But Guruji’s whispering had struck a match in me; I spent Tuesday pacing around the neighborhood feeling not much less fevered than Thomas, more and more convinced with every sweaty hour that he really was going to confess to the Batras, if he hadn’t done it already. Is there a name for a version of hypochondria in which, instead of being convinced you have a disease, you’re convinced that the thing you’d least like to happen is unfolding just outside your view? Every thought I had seemed to tug on the ends of a knot in my intestines. I’d known, of course, at some depths of my brain, that my trip would cover the anniversary of the accident, but the date had always been like a dead key on a piano; I did my best to play around it, or to speed on as if it didn’t exist. But now the dead key, the hollow tapping, was all I could hear. I’m getting ready, when it’s time I will do what needs to be done …
I spent hours in the coffee shop/Internet café, doing exactly the kind of research I’d spent the past twelve years avoiding. The computer had a greasy mouse pad with a drawing of a butterfly riding a lion. My mouth tasted strongly of bitter, cold coffee, which I kept trying to fix by taking more sips of bitter, cold coffee. Manish Batra Amita Batra New Delhi. Manish Batra Amita Batra Washington D.C. New Delhi car crash. I sent emails to Raymond (Do you think I could possibly meet with Guruji again? Would he be willing to talk on the phone?) that I immediately wished I could take back. I even checked my old girlfriend Claire’s Facebook page, just to leave no seed of unhappiness unwatered. (Check out new half marathon pics—gotta love the short shorts!) Driving yourself insane on the Internet is as easy as checking the weather.
Almost everything I managed to pull up about the Batras was nonsense: law associate listings, LinkedIn profiles, academic papers, consumer fraud websites. Maybe finding them really was hopeless. Maybe Thomas was right then babbling a confession to the Hanuman statue in Karol Bagh. But at some point on Wednesday night, when I was sitting at a computer in the back corner of the café, carving out new lows for myself on an hourly basis, I found what I was looking for, or what I was looking away from. It was in the June/July 2001 newsletter of the Hindu Temple of Greater D.C. This was where they’d held Mira’s memorial service (one of my first searches had turned up the ancient Washington Post story with the death announcement). My stomach wobbled as I sat waiting for the PDF to load, breathing through flared nostrils. WARNING: 3 Minutes Remaining in Session, Click HERE to Purchase 15 Extra Minutes.

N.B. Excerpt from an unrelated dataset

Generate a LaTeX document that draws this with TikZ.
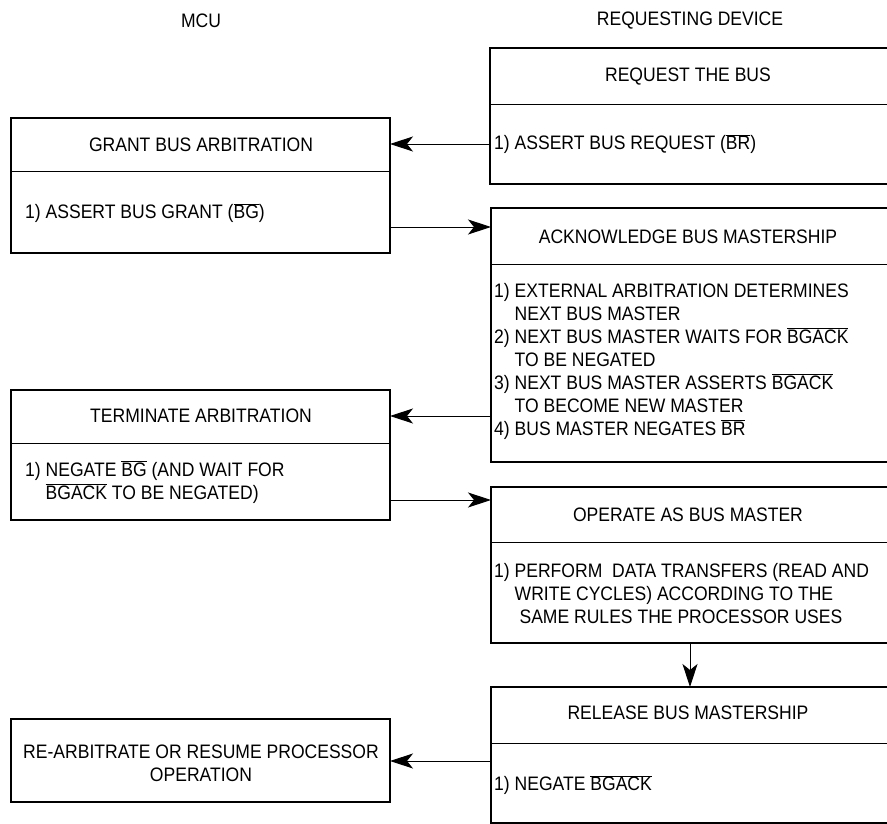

On the front of the newsletter, above a message from HTGDC president Deepika Sharma, was a logo like a Mardi Gras elephant sitting on a throne. The community announcements were printed in columns on the second-to-last page.
As many of you know the strong and committed support of Manish and Amita Batra has been integral to our temple growing in leaps and bounds in these past fifteen years. It is therefore with heavy hearts that we must ask you to join us and say “farewell” and also “good wishes” as they prepare to leave the HTGDC community and return to New Delhi, where family and great opportunities await. May the remover of all obstacles bless Manish and Amita as he blesses you all.
Many have asked questions as regarding the progress of the Rathi Spiritual Center, which we can happily tell you continues to advance rapidly with thanks to the generous work of …
There should be studies done on the relationship between panic and bowel urgency. Within seconds of reading the newsletter, I was, for the fifth time that day, locked in the paper-towel-less unisex bathroom, trembling and sweating as if, on top of everything else, I had giardia. Being a human, having a body, can be such a terrible thing.
I ran back to the apartment, past the hubcap heap and the man selling bananas for one rupee each, clutching the newsletter printout with wet hands, looking for Rory so I could borrow his phone. I kept having to remind myself that all I’d learned was that the Batras had moved back; Thomas still wouldn’t have been able to find them; they might even have moved again. But my inner organs weren’t having any of it. Rory was eating a bowl of Ready Brek at the kitchen table. “No worries, no worries,” he said, standing up, wiping his mouth. His crappy little blue phone worked only if you took it up to the roof and stood hunched in the corner that overlooked an alley full of old planks. The night was thick and breezy; under the layers of car exhaust it felt almost tropical.
I pressed the dozen or so numbers, waited through a series of beeps, and then adjusted the angle of my hunching until the ringing came into focus. It was nine and a half hours earlier in D.C. than in Delhi, which is to say that for the woman who finally answered the phone at the Hindu Temple of Greater D.C. it was just after ten in the morning.